The chainring guard keeps pants from getting dirty and torn by rubbing against the chainring and chain. I prefer to just use a velcro strap around my pant leg if I'm riding somewhere in plain clothes. I think the strap is more reliable, but possibly less convenient. It's a good solution for someone who rides in cycling kit most of the time, but uses street clothes occasionally.

A chainring guard is more useful for someone who rides in street clothes most of the time and doesn't want to bother with a strap. But it doesn't absolve you of the need for keeping your chainring, chain, and the chain guard clean -- your pants can still get grimy riding even with a guard in place. ...so you might just end up using a strap anyway.

fietsbob 10-08-18 09:43 AM

Black is my favorite pants color, hiding any incidental chain contact.

here is an image of the trouser guard, on what is now my bike friday Tikit .

https://photos.smugmug.com/Bicycles/...it%20006-L.jpg

Doc_Wui 10-11-18 04:38 PM

Getting cooler, so I put on some long pants and went biking. This particular bike has dual guards. Caught my pants in the chain anyway. Ha ha.

linberl 10-11-18 08:16 PM


Originally Posted by Doc_Wui (Post 20611919)
Getting cooler, so I put on some long pants and went biking. This particular bike has dual guards. Caught my pants in the chain anyway. Ha ha.

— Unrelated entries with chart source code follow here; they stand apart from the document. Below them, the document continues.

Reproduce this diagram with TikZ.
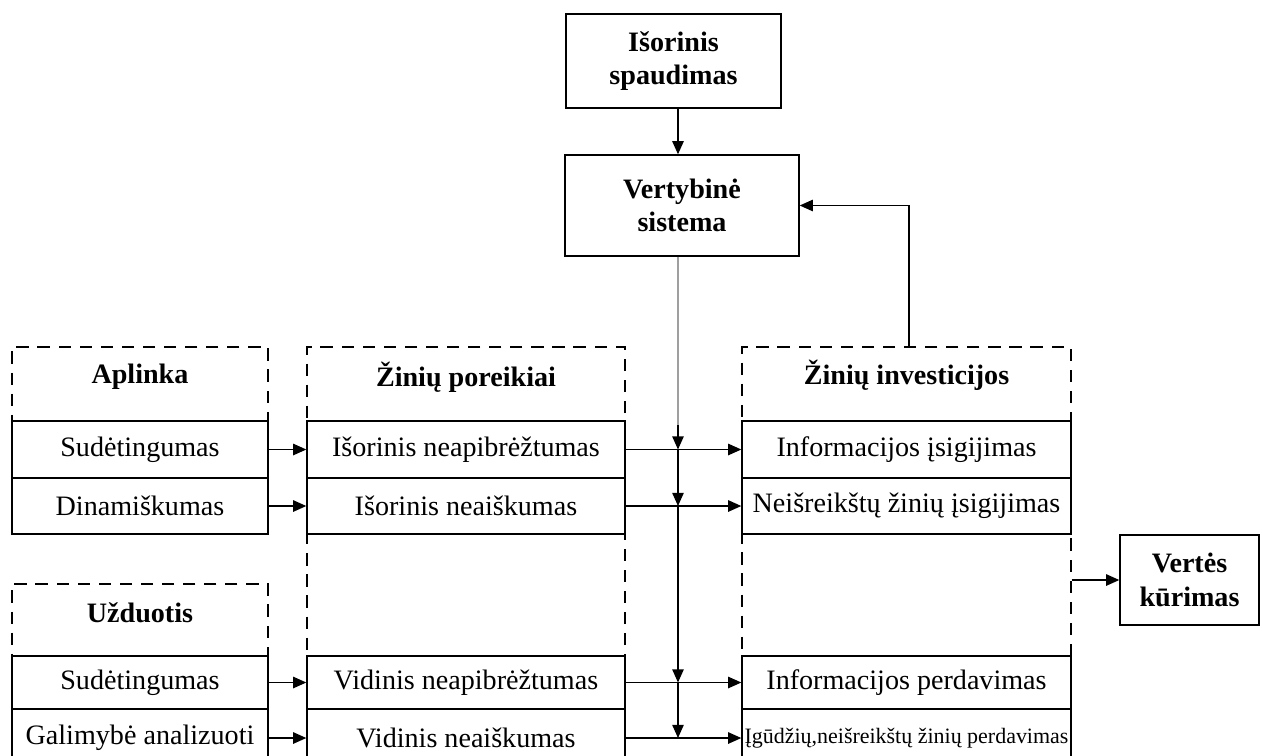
\documentclass[tikz,border=0pt]{standalone}
\usepackage{fontspec}
\setmainfont{Liberation Serif}
\usetikzlibrary{arrows.meta}
\begin{document}
\begin{tikzpicture}[x=0.02cm, y=-0.02cm,
    box/.style={draw, line width=0.8pt, inner sep=0pt, align=center,
                font=\fontsize{16}{19}\selectfont\bfseries},
    dframe/.style={draw, dash pattern=on 7pt off 5pt, line width=0.8pt, inner sep=0pt},
    ttl/.style={font=\fontsize{16}{19}\selectfont\bfseries},
    cell/.style={draw, line width=0.8pt, inner sep=0pt, font=\fontsize{16}{19}\selectfont},
    lcol/.style={cell, minimum width=5.12cm},
    mcol/.style={cell, minimum width=6.36cm},
    rcol/.style={cell, minimum width=6.58cm},
    arr/.style={-{Triangle[length=7.5pt,width=6.5pt]}, line width=0.8pt}
  ]
  \useasboundingbox (0,0) rectangle (1262,755);
  \clip (0,0) rectangle (1262,755);

  % virsutiniai blokai
  \node[box, minimum width=4.3cm, minimum height=1.88cm] (press) at (673.5,61) {Išorinis\\spaudimas};
  \node[box, minimum width=4.68cm, minimum height=2.02cm] (vert) at (682,205.5) {Vertybinė\\sistema};
  \node[box, minimum width=2.78cm, minimum height=1.8cm] (val) at (1189.5,580) {Vertės\\kūrimas};

  % punktyriniai remai
  \node[dframe, minimum width=5.12cm, minimum height=1.48cm] (aplFrame) at (140,384) {};
  \node[dframe, minimum width=5.12cm, minimum height=1.44cm] (uzdFrame) at (140,620) {};
  \node[dframe, minimum width=6.36cm, minimum height=8.46cm] (mFrame) at (466,558.5) {};
  \node[dframe, minimum width=6.58cm, minimum height=8.46cm] (rFrame) at (906.5,558.5) {};

  \node[ttl] (aplT) at (140,377) {Aplinka};
  \node[ttl] (uzdT) at (140,613) {Užduotis};
  \node[ttl] (mT) at (466,377) {Žinių poreikiai};
  \node[ttl] (rT) at (906.5,375) {Žinių investicijos};

  % eilutes
  \node[lcol, minimum height=1.14cm] (l1) at (140,449.5) {Sudėtingumas};
  \node[lcol, minimum height=1.12cm] (l2) at (140,506) {Dinamiškumas};
  \node[lcol, minimum height=1.06cm] (u1) at (140,682.5) {Sudėtingumas};
  \node[lcol, minimum height=1.16cm] (u2) at (140,738) {Galimybė analizuoti};

  \node[mcol, minimum height=1.14cm] (m1) at (466,449.5) {Išorinis neapibrėžtumas};
  \node[mcol, minimum height=1.12cm] (m2) at (466,506) {Išorinis neaiškumas};
  \node[mcol, minimum height=1.06cm] (m3) at (466,682.5) {Vidinis neapibrėžtumas};
  \node[mcol, minimum height=1.16cm] (m4) at (466,738) {Vidinis neaiškumas};

  \node[rcol, minimum height=1.14cm] (r1) at (906.5,449.5) {Informacijos įsigijimas};
  \node[rcol, minimum height=1.12cm] (r2) at (906.5,506) {Neišreikštų žinių įsigijimas};
  \node[rcol, minimum height=1.06cm] (r3) at (906.5,682.5) {Informacijos perdavimas};
  \node[rcol, minimum height=1.16cm, font=\fontsize{12.5}{15}\selectfont] (r4) at (906.5,738) {Įgūdžių,neišreikštų žinių perdavimas};

  % rodykles
  \coordinate (bus) at (678,425);
  \coordinate (fb) at (909,347);
  \draw[arr] (press.south -| bus) -- (vert.north -| bus);
  \draw[line width=1.1pt, gray!75] (vert.south -| bus) -- (bus);
  \draw[arr] (bus) -- (bus |- m1.east);
  \foreach \a/\b in {m1/m2, m2/m3, m3/m4}
    \draw[arr] (bus |- \a.east) -- (bus |- \b.east);
  \foreach \a/\b in {l1/m1, l2/m2, u1/m3, u2/m4}
    \draw[arr] (\a.east) -- (\a.east -| \b.west);
  \foreach \i in {1,...,4}
    \draw[arr] (m\i.east) -- (m\i.east -| r\i.west);
  \draw[arr] (rFrame.east |- val.west) -- (val.west);
  \draw[arr] (fb) |- (vert.east);
\end{tikzpicture}
\end{document}
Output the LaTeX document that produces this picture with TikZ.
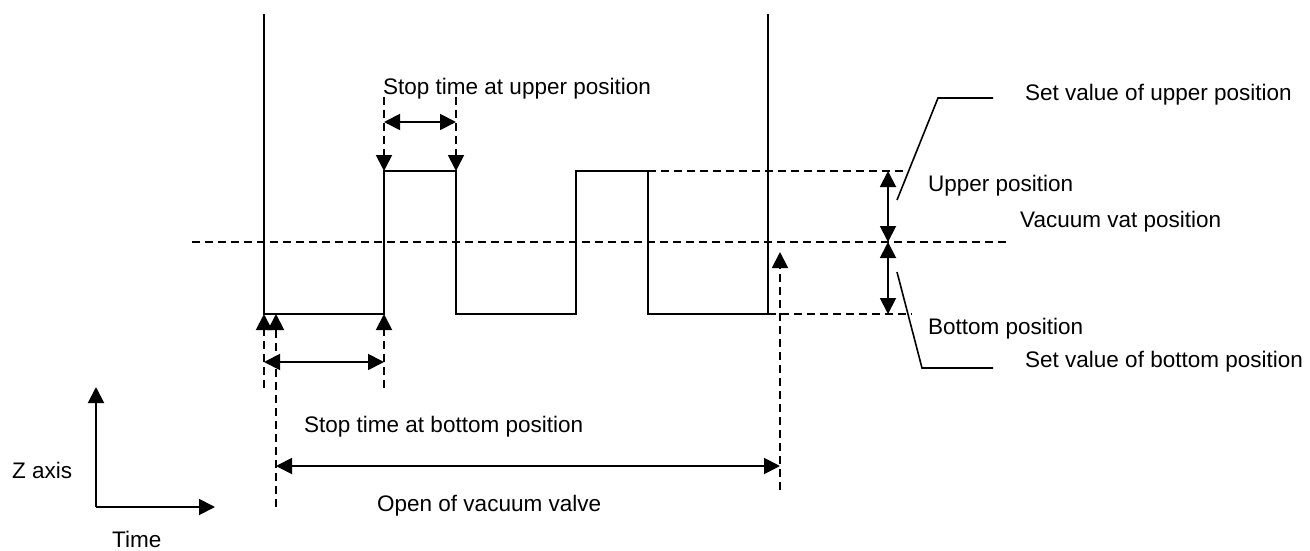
\documentclass[tikz,border=0pt]{standalone}
\usepackage{fontspec}
\setmainfont{Liberation Sans}
\usetikzlibrary{arrows.meta}
\tikzset{
  wave/.style={line width=1.9pt},
  dashline/.style={line width=1.9pt, dash pattern=on 8pt off 5pt},
  tip/.style={-{Triangle[length=16pt,width=16pt]}},
  tips/.style={{Triangle[length=16pt,width=16pt]}-{Triangle[length=16pt,width=16pt]}},
  arrowline/.style={line width=1.9pt},
  lbl/.style={anchor=base west, inner sep=0pt, font=\fontsize{22.5}{26}\selectfont},
  leader/.style={line width=1.6pt}
}
\begin{document}
\begin{tikzpicture}[x=1pt,y=-1pt]
\path[use as bounding box] (0,0) rectangle (1310,551);
% key coordinates
\coordinate (Ltop) at (264,14);
\coordinate (L0) at (264,314);
\coordinate (R1b) at (384,314);
\coordinate (R1t) at (384,171);
\coordinate (F1t) at (456,171);
\coordinate (F1b) at (456,314);
\coordinate (R2b) at (576,314);
\coordinate (R2t) at (576,171);
\coordinate (F2t) at (648,171);
\coordinate (F2b) at (648,314);
\coordinate (Rb) at (768,314);
\coordinate (Rtop) at (768,14);
% waveform
\draw[wave] (Ltop) -- (L0) -- (R1b) -- (R1t) -- (F1t) -- (F1b) -- (R2b) -- (R2t) -- (F2t) -- (F2b) -- (Rb) -- (Rtop);
% dashed reference lines
\coordinate (vatL) at (192,242);
\coordinate (vatR) at (1008,242);
\coordinate (upR) at (908,171);
\coordinate (botR) at (912,314);
\draw[dashline] (vatL) -- (vatR);
\draw[dashline] (F2t) -- (upR);
\draw[dashline] (Rb) -- (botR);
% vertical position arrows
\coordinate (Au) at (888,171);
\coordinate (Am) at (888,242);
\coordinate (Ab) at (888,314);
\draw[arrowline,tips] (Au) -- (Am);
\draw[arrowline,tips] (Am) -- (Ab);
% leaders
\coordinate (lu1) at (897,200);
\coordinate (lu2) at (938,98);
\coordinate (lu3) at (993,98);
\coordinate (lb1) at (897,272);
\coordinate (lb2) at (922,368);
\coordinate (lb3) at (993,368);
\draw[leader] (lu1) -- (lu2) -- (lu3);
\draw[leader] (lb1) -- (lb2) -- (lb3);
% upper stop time
\coordinate (ut1) at (384,97);
\coordinate (ut2) at (456,97);
\draw[dashline,tip] (ut1) -- (R1t);
\draw[dashline,tip] (ut2) -- (F1t);
\coordinate (uh1) at (384,122);
\coordinate (uh2) at (456,122);
\draw[arrowline,tips] (uh1) -- (uh2);
% bottom stop time
\coordinate (b1) at (264,388);
\coordinate (b2) at (276,507);
\coordinate (b3) at (384,388);
\coordinate (L0b) at (276,314);
\draw[dashline,tip] (b1) -- (L0);
\draw[dashline,tip] (b2) -- (L0b);
\draw[dashline,tip] (b3) -- (R1b);
\coordinate (bh1) at (264,362);
\coordinate (bh2) at (384,362);
\draw[arrowline,tips] (bh1) -- (bh2);
% vacuum valve
\coordinate (vv1) at (780,490);
\coordinate (vv2) at (780,252);
\draw[dashline,tip] (vv1) -- (vv2);
\coordinate (oh1) at (276,466);
\coordinate (oh2) at (780,466);
\draw[arrowline,tips] (oh1) -- (oh2);
% axes
\coordinate (O) at (96,507);
\coordinate (Zt) at (96,387);
\coordinate (Tt) at (215,507);
\draw[arrowline,tip] (O) -- (Zt);
\draw[arrowline,tip] (O) -- (Tt);
% labels
\node[lbl] (tUpStop) at (383,95) {Stop time at upper position};
\node[lbl] (tSetUp) at (1025,100) {Set value of upper position};
\node[lbl] (tUp) at (928,191) {Upper position};
\node[lbl] (tVat) at (1020,227) {Vacuum vat position};
\node[lbl] (tBot) at (928,334) {Bottom position};
\node[lbl] (tSetBot) at (1025,367) {Set value of bottom position};
\node[lbl] (tBotStop) at (304,432) {Stop time at bottom position};
\node[lbl] (tOpen) at (377,511) {Open of vacuum valve};
\node[lbl] (tZ) at (12,478) {Z axis};
\node[lbl] (tTime) at (112,547) {Time};
\end{tikzpicture}
\end{document}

Get some good reflective straps and ditch the guard. I have a friend who had a pretty bad accident when his pants caught the chain, he went down in traffic. If my pants aren't narrow, I wear straps; looking dorky is better than being broken.

fietsbob 10-12-18 10:02 AM

Leave the bike as is, buy trouser clips ...

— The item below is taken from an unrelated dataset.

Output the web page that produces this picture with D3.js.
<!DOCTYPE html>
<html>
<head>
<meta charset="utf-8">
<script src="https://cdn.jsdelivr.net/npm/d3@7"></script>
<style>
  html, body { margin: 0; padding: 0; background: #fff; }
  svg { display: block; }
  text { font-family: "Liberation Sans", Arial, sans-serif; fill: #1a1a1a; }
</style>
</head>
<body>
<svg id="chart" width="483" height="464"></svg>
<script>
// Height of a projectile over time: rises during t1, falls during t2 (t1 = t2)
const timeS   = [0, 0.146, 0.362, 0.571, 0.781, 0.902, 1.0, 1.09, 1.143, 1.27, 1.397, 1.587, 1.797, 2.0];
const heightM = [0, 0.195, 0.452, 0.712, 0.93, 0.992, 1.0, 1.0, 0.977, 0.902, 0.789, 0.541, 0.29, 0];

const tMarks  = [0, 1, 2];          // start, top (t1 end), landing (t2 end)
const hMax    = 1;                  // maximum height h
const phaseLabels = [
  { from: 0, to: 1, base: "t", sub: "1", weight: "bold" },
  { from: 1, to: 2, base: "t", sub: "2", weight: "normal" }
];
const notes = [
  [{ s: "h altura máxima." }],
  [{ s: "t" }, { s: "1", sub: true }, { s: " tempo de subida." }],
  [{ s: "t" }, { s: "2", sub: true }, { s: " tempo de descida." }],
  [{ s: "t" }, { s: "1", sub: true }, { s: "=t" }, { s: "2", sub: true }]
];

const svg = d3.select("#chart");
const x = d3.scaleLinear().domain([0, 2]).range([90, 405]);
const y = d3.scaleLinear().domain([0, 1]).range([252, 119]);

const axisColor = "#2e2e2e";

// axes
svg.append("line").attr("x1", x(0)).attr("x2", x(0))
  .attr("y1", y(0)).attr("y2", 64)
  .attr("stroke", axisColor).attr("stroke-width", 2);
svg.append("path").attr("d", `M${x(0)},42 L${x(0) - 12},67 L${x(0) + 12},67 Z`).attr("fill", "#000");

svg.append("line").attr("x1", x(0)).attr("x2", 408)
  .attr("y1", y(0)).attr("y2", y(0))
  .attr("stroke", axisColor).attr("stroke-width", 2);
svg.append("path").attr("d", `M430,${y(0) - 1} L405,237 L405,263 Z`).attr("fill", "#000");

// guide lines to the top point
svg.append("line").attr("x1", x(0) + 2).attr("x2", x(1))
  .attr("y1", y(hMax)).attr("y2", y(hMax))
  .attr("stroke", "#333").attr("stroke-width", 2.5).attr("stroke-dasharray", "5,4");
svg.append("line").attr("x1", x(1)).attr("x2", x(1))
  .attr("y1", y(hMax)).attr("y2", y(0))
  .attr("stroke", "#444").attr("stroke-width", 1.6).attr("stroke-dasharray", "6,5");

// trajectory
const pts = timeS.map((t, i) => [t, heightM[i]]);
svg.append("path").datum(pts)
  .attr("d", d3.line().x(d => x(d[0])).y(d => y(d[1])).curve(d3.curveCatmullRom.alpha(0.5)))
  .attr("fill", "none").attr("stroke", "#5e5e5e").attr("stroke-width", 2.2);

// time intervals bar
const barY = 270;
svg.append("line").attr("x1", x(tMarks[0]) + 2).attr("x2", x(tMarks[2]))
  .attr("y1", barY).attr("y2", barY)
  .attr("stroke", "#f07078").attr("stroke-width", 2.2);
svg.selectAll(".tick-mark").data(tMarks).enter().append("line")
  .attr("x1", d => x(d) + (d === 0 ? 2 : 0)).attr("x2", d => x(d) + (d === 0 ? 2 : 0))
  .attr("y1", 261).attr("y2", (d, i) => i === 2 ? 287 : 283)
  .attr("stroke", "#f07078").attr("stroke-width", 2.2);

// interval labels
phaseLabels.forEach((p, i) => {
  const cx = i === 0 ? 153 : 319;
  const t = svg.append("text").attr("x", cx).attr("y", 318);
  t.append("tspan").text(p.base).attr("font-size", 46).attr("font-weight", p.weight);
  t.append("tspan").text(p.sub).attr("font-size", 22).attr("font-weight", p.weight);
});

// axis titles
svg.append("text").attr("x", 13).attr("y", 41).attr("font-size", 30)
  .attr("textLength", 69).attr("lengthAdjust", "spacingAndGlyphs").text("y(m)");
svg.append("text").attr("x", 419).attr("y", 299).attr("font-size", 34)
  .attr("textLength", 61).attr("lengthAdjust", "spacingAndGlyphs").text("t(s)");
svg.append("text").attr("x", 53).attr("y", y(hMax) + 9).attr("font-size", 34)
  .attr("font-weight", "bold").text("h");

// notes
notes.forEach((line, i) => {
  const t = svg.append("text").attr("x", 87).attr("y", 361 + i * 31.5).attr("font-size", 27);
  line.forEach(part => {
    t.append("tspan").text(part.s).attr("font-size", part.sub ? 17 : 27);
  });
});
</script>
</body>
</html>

Or just tuck your Trouser cuff into your Sock..



:foo:
....

tds101 10-12-18 01:55 PM

Look, the Leg Shield is what I use, along with reflective ankle straps. The Leg Shield provides the most protection, but it also makes you lower leg a bit hot - plus you'll look like a kickboxer! LoL!

https://www.amazon.com/gp/aw/d/B006J...?ie=UTF8&psc=1

wesgreen 10-14-18 08:06 PM

I use one of those $20 Driveline chain ring guards off Ebay, and roll up my right pants leg.if I wear dress pants. Not necessary with jeans.